Wine is a notoriously intimidating subject, but it doesn't have to be that way. Spend five minutes talking to master sommelier and co-founder of Corkbuzz Wine Studio Laura Maniec, and you'll feel instantly at ease. Chatting with one of the world's youngest women master sommeliers -- or any wine expert for that matter -- may not sound like a logical approach for tempering your wine insecurities, but Maniec just has a way about her.

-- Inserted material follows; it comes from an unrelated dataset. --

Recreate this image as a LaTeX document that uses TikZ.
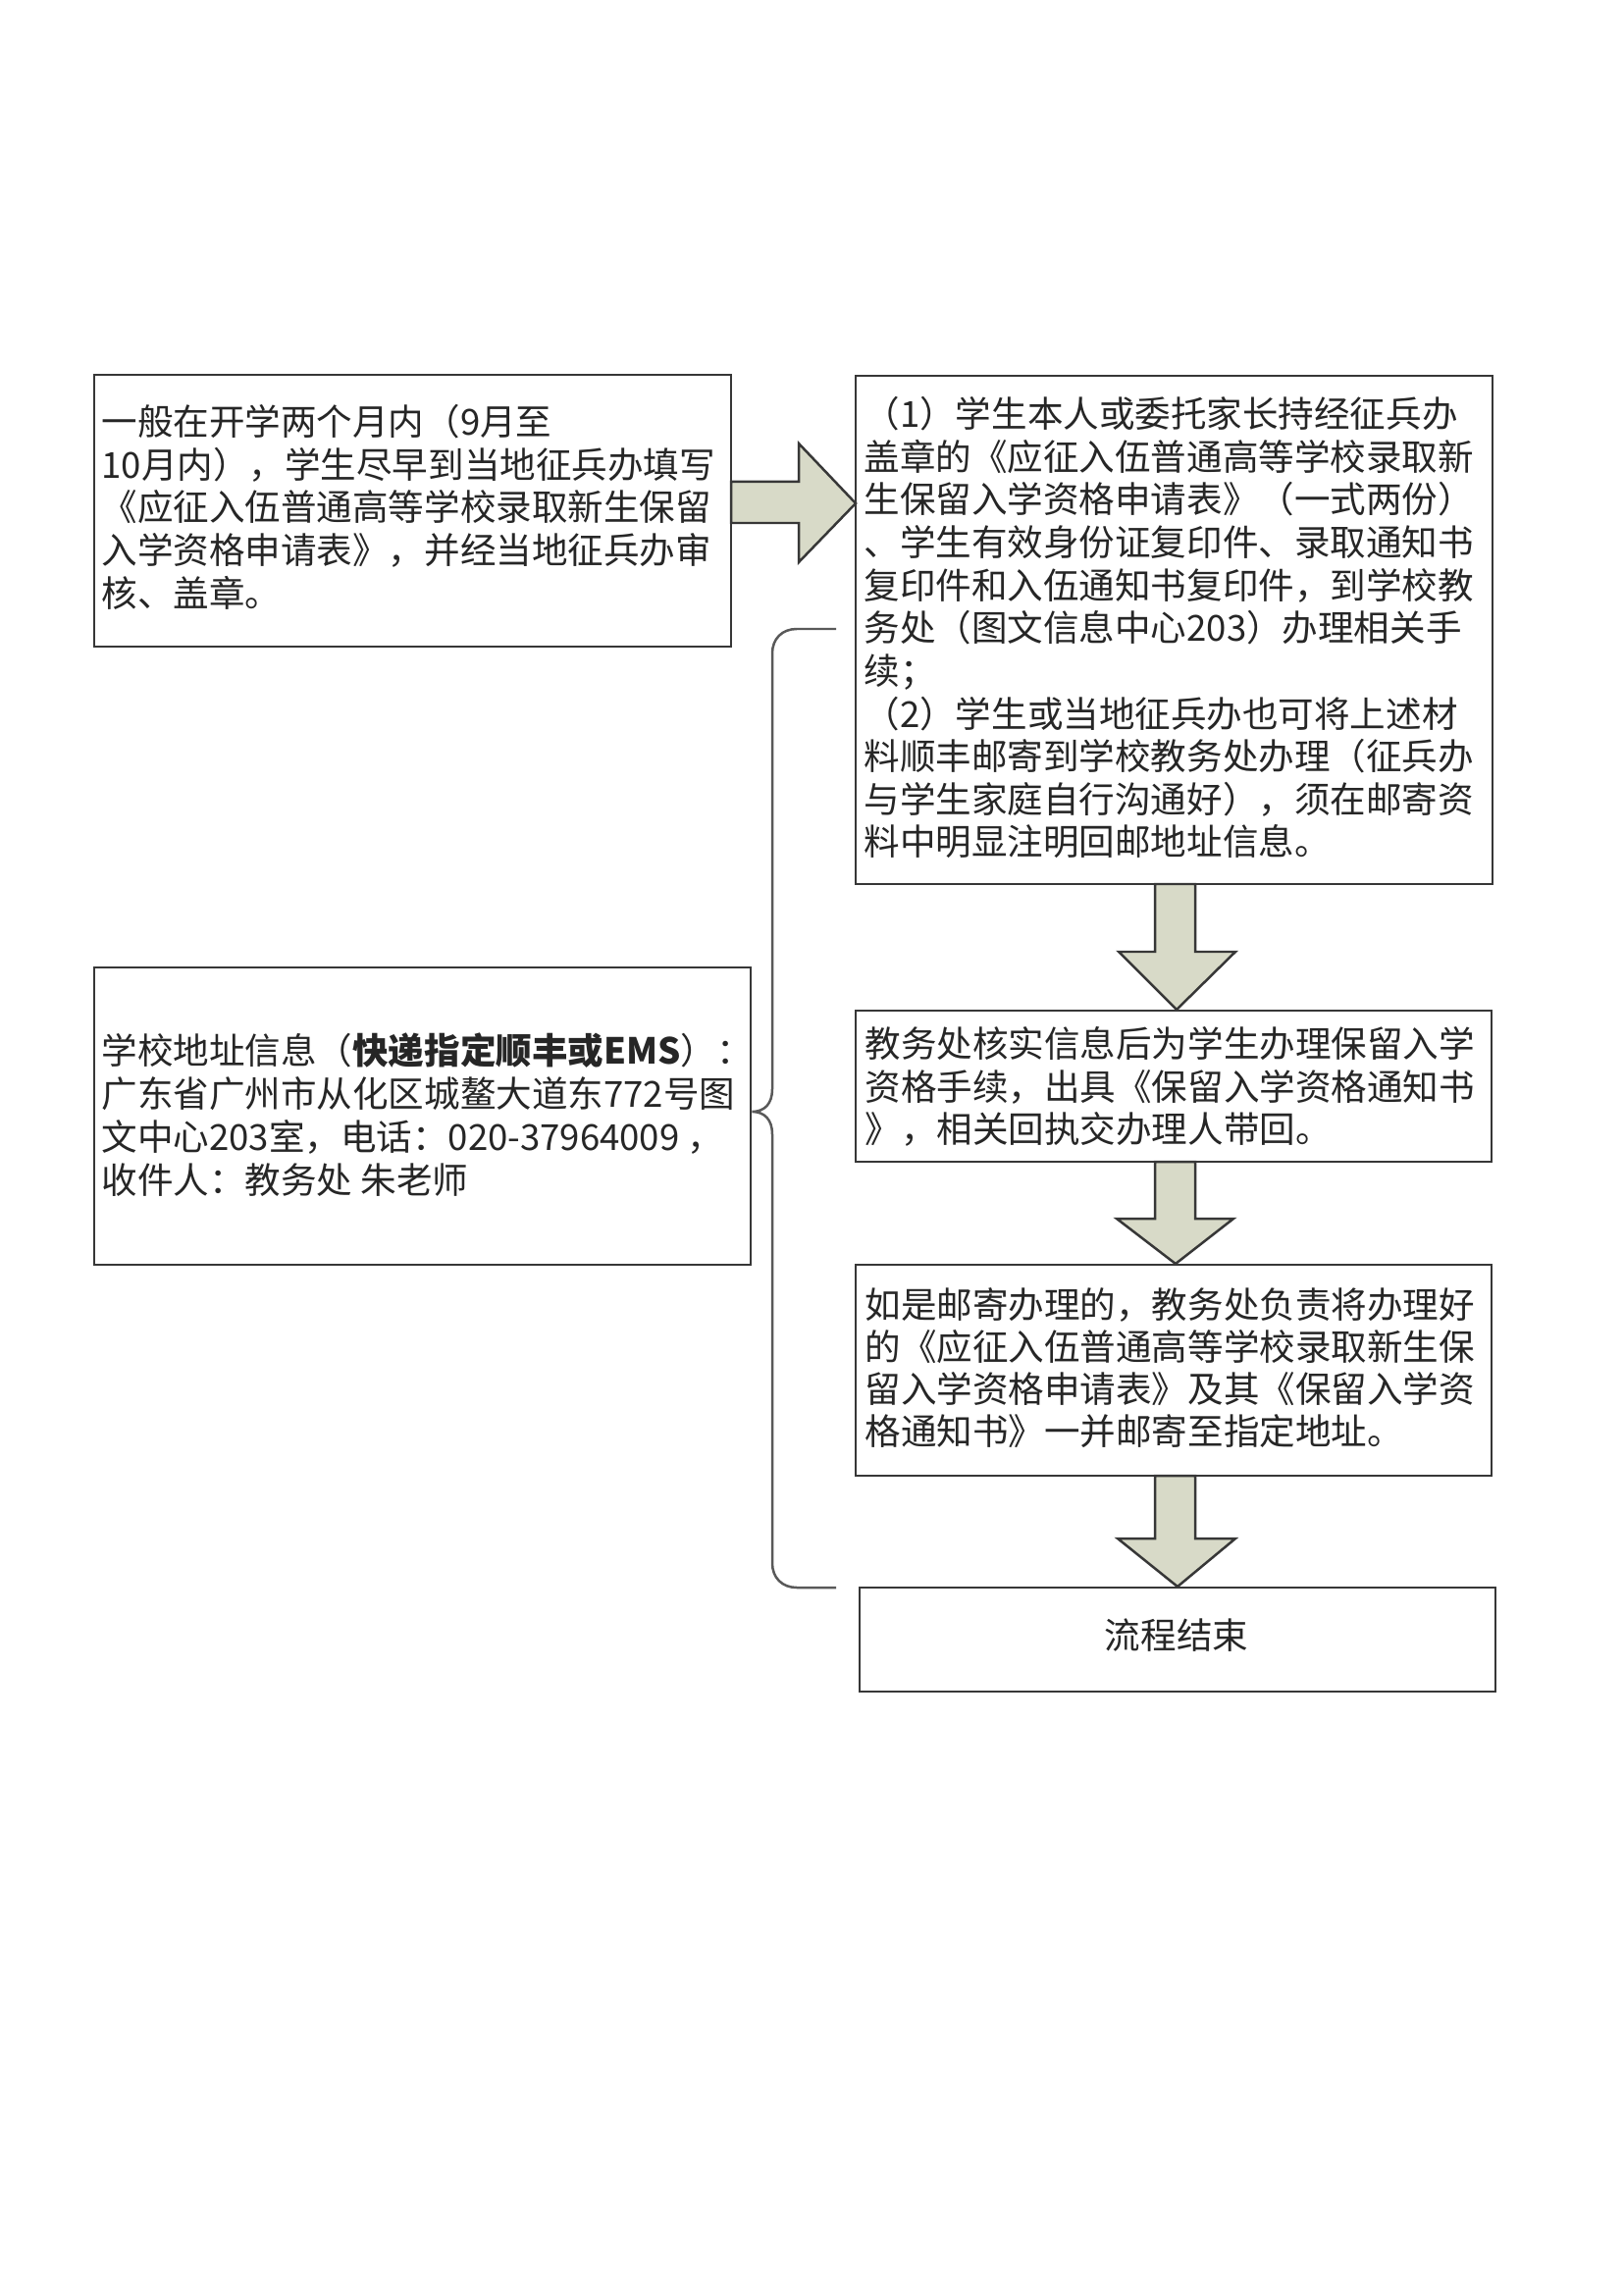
\documentclass[tikz,border=0pt]{standalone}
\usepackage{fontspec}
\setmainfont{Noto Sans CJK SC}
\usetikzlibrary{fit}
\definecolor{arrowfill}{RGB}{216,218,200}
\definecolor{edgecol}{RGB}{55,55,55}
\begin{document}
\begin{tikzpicture}[x=0.0126966cm,y=-0.0126966cm,
  box/.style={draw=edgecol,line width=1pt,inner sep=0pt},
  txt/.style={anchor=north west,inner sep=0pt,align=left,text=black!85,font=\fontsize{13.2pt}{15.75pt}\selectfont},
  blockarrow/.style={draw=edgecol,line width=0.9pt,fill=arrowfill,line join=miter},
  bracel/.style={draw=black!65,line width=0.9pt}]
\useasboundingbox[fill=white] (0,0) rectangle (1654,2339);

% boxes
\node[box,fit={(96,382)(745,659)}] (b1) {};
\node[box,fit={(872,383)(1521,901)}] (b2) {};
\node[box,fit={(872,1030)(1520,1184)}] (b3) {};
\node[box,fit={(872,1289)(1520,1504)}] (b4) {};
\node[box,fit={(876,1618)(1524,1724)}] (b5) {};
\node[box,fit={(96,986)(765,1289)}] (b6) {};

% texts
\node[txt] (t1) at (103,410) {\rule{0pt}{12pt}一般在开学两个月内（9月至\\
10月内），学生尽早到当地征兵办填写\\
《应征入伍普通高等学校录取新生保留\\
入学资格申请表》，并经当地征兵办审\\
核、盖章。};

\node[txt] (t2) at (880,402) {\rule{0pt}{12pt}（1）学生本人或委托家长持经征兵办\\
盖章的《应征入伍普通高等学校录取新\\
生保留入学资格申请表》（一式两份）\\
、学生有效身份证复印件、录取通知书\\
复印件和入伍通知书复印件，到学校教\\
务处（图文信息中心203）办理相关手\\
续；\\
（2）学生或当地征兵办也可将上述材\\
料顺丰邮寄到学校教务处办理（征兵办\\
与学生家庭自行沟通好），须在邮寄资\\
料中明显注明回邮地址信息。};

\node[txt] (t3) at (881,1044) {\rule{0pt}{12pt}教务处核实信息后为学生办理保留入学\\
资格手续，出具《保留入学资格通知书\\
》，相关回执交办理人带回。};

\node[txt,font=\fontsize{13.2pt}{15.45pt}\selectfont] (t4) at (881,1310) {\rule{0pt}{12pt}如是邮寄办理的，教务处负责将办理好\\
的《应征入伍普通高等学校录取新生保\\
留入学资格申请表》及其《保留入学资\\
格通知书》一并邮寄至指定地址。};

\node[txt,font=\fontsize{13.2pt}{15.9pt}\selectfont] (t6) at (103,1051) {\rule{0pt}{12pt}学校地址信息（\textbf{快递指定顺丰或EMS}）：\\
广东省广州市从化区城鳌大道东772号图\\
文中心203室，电话：020-37964009 ，\\
收件人：教务处 朱老师};

\node[inner sep=0pt,text=black!85,font=\fontsize{13.2pt}{15.75pt}\selectfont] (t5) at (1199,1667) {流程结束};

% block arrows
\draw[blockarrow] (745,491) -- (814,491) -- (814,452) -- (872,513) -- (814,573) -- (814,533) -- (745,533) -- cycle;
\draw[blockarrow] (1177,901) -- (1218,901) -- (1218,970) -- (1259,970) -- (1199,1029) -- (1140,970) -- (1177,970) -- cycle;
\draw[blockarrow] (1177,1184) -- (1218,1184) -- (1218,1242) -- (1257,1242) -- (1198,1288) -- (1138,1242) -- (1177,1242) -- cycle;
\draw[blockarrow] (1177,1504) -- (1218,1504) -- (1218,1568) -- (1259,1568) -- (1200,1617) -- (1139,1568) -- (1177,1568) -- cycle;

% brace
\coordinate (bt) at (852,641);
\coordinate (bb) at (852,1618);
\coordinate (btip) at (b6.east |- 0,1133);
\draw[bracel] (bt) -- (812,641) .. controls (797,641) and (787,651) .. (787,666)
  -- (787,1110) .. controls (787,1125) and (779,1133) .. (btip)
  .. controls (779,1133) and (787,1141) .. (787,1156)
  -- (787,1593) .. controls (787,1608) and (797,1618) .. (812,1618) -- (bb);
\end{tikzpicture}
\end{document}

One of the most accessible and delicious ways to approach wine is by pairing it with food. Maniec knows this better than anyone. Corkbuzz, which has two locations in New York City and one opening in Charlotte, NC, celebrates food as much as it does wine and Champagne. Enter A.J. Schaller, the chef at Corkbuzz as of August and another incredibly accomplished and disarming woman who will leave you inspired, not intimidated. Not only does Corkbuzz offer menus geared for food and wine, it also offers classes on the subject. Think rosé and burgers, and biscuit-making with wine pairings. Feeling more at ease yet?
Pairing wine with food is easier than it sounds, and Maniec and Schaller can prove it. Here are six guidelines these experts suggest. Note, these are not hard-and-fast rules. Every wine is different and experimentation is part of the fun. By the end of this list we guarantee you'll feel more relaxed and ready to take on the wine world, one meal at at time.

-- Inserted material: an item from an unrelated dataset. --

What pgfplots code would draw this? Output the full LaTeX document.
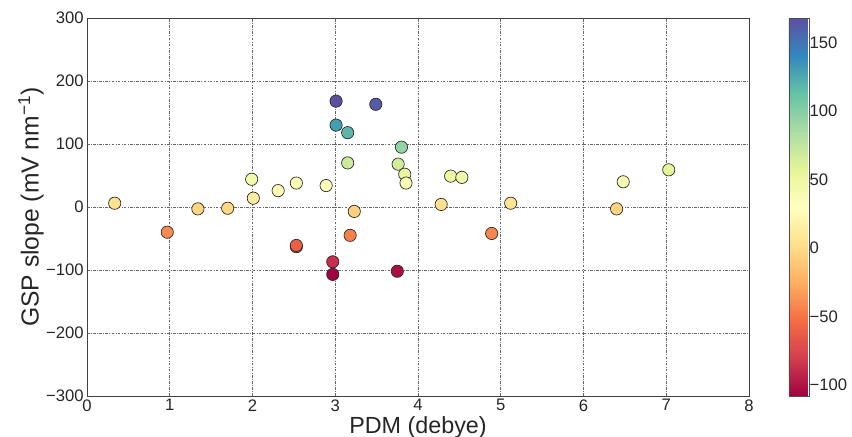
\documentclass[border=0pt]{standalone}
\usepackage{fontspec}
\setmainfont{Liberation Sans}
\usepackage{pgfplots}
\pgfplotsset{compat=1.18}

% matplotlib "Spectral"
\pgfplotsset{colormap={spectral}{
  rgb255=(158,1,66) rgb255=(213,62,79) rgb255=(244,109,67) rgb255=(253,174,97)
  rgb255=(254,224,139) rgb255=(255,255,191) rgb255=(230,245,152) rgb255=(171,221,164)
  rgb255=(102,194,165) rgb255=(50,136,189) rgb255=(94,79,162)}}

\begin{document}
\begin{tikzpicture}
\begin{axis}[
    scale only axis,
    width=496.5pt, height=283.5pt,
    xmin=0, xmax=8, ymin=-300, ymax=300,
    xtick={0,1,...,8},
    ytick={-300,-200,...,300},
    yticklabels={−300,−200,−100,0,100,200,300},
    /pgf/number format/assume math mode=true,
    ticklabel style={font=\fontsize{12.5}{14}\selectfont, text=black!85},
    major tick length=0pt,
    xticklabel style={yshift=1pt},
    yticklabel style={xshift=1pt},
    grid=major,
    major grid style={black!60, line width=0.4pt, dash pattern=on 2pt off 1pt on 0.6pt off 1pt},
    axis line style={black!75, line width=0.6pt},
    xlabel={PDM (debye)},
    ylabel={GSP slope (mV nm\textsuperscript{−1})},
    xlabel style={font=\fontsize{17.5}{20}\selectfont, text=black!85,
        at={(axis description cs:0.5,-0.082)}, anchor=center},
    ylabel style={font=\fontsize{18.5}{21}\selectfont, text=black!85,
        at={(axis description cs:-0.0846,0.5)}, anchor=center},
    colormap name=spectral,
    point meta min=-108, point meta max=168,
    colorbar,
    colorbar style={
        at={(1.0604,1)}, anchor=north west,
        width=15pt,
        ytick={-100,-50,...,150},
        yticklabels={−100,−50,0,50,100,150},
        major tick length=0pt,
        yticklabel style={font=\fontsize{12.5}{14}\selectfont, text=black!85, xshift=-3pt},
        axis line style={black!70, line width=0.5pt},
    },
]
\addplot[scatter, only marks, scatter src=explicit,
    mark=*, mark size=4.6pt,
    scatter/use mapped color={draw=black!85, fill=mapped color},
    mark options={line width=0.5pt}]
table[meta index=1] {
x y
0.335 6
0.97 -40
1.34 -3
1.70 -2
1.99 44
2.01 14
2.31 26
2.53 38
2.53 -63
2.53 -61
2.89 34
2.97 -87
2.97 -107
3.01 168
3.01 130
3.15 118
3.15 70
3.18 -45
3.23 -7
3.49 163
3.75 -102
3.76 68
3.80 95
3.84 52
3.855 38
4.28 4
4.395 49
4.53 47
4.89 -42
5.12 6
6.40 -3
6.48 40
7.03 59
};
\end{axis}
\pgfresetboundingbox
\path[use as bounding box]
    ([xshift=-65.25pt,yshift=-30.75pt]current axis.south west)
    rectangle ([xshift=77.25pt,yshift=13.5pt]current axis.north east);
\end{tikzpicture}
\end{document}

Focus On The Weight Of The Wine
Instead of stumbling over the types of wine when you can't even pronounce or remember some of the grapes, just think about the weight. Take what you know and ask a sommelier or someone at your local wine store to fill in the rest. Are you eating a heavy meal of filet mignon and scalloped potatoes? (Amen.) Then you'll need a heavy wine, like a Cabernet or Merlot. Eating a delicate dish of fluke crudo? You'll want something light, like a Riesling.
What Grows Together Goes Together
This is a classic approach that's stuck around for a reason. Generally speaking, meat goes well with wine that comes from landlocked areas. For example, Rioja goes great with pork. Similarly, wines that come from coastal regions pair well with seafood. Wine from Tuscany tastes great with Tuscan tomatoes and olive oil.
Think About Freshness And Age
Meniac and Schaller like to think seasonally, pairing fresh food with younger wines and earthy food with wine from the old world. They might pair spring vegetables like peas and ramps with a California Chardonnay, whose fruitiness will match the freshness of the vegetables. They might pair mushrooms with Barolo or Burgundy.
Don't Get Bogged Down By Color
White wine goes with seafood and red wine goes with meat, right? Not necessarily! Think more about the weight and the origin, and less about the color. A light-bodied red, like a Pinot Noir, can pair really nicely with tuna, for example. At Corkbuzz, Maniec recommends the octopus with a Grenache.
Fat And Tannins Are A Great Match
Tannins are responsible for making wine taste dry. They come from the grape skins and stems. The thicker the skin, the more tannic and drier the wine. Tannic wine goes well with fatty food, and we're not just talking about red meat. Think about a rich sunchoke ravioli with cheese, butter and cream. That's one fatty, awesome meal that would go really well with a big, dry red, Meniac says.
Don't Over-Think Things
Wine should riff off food, but it could compliment a dish or contrast with it. There's no right way to do it, so have fun and don't stress. The worst thing that can happen is you'l find a pairing you don't love, and you'll have to open up another bottle of wine to try.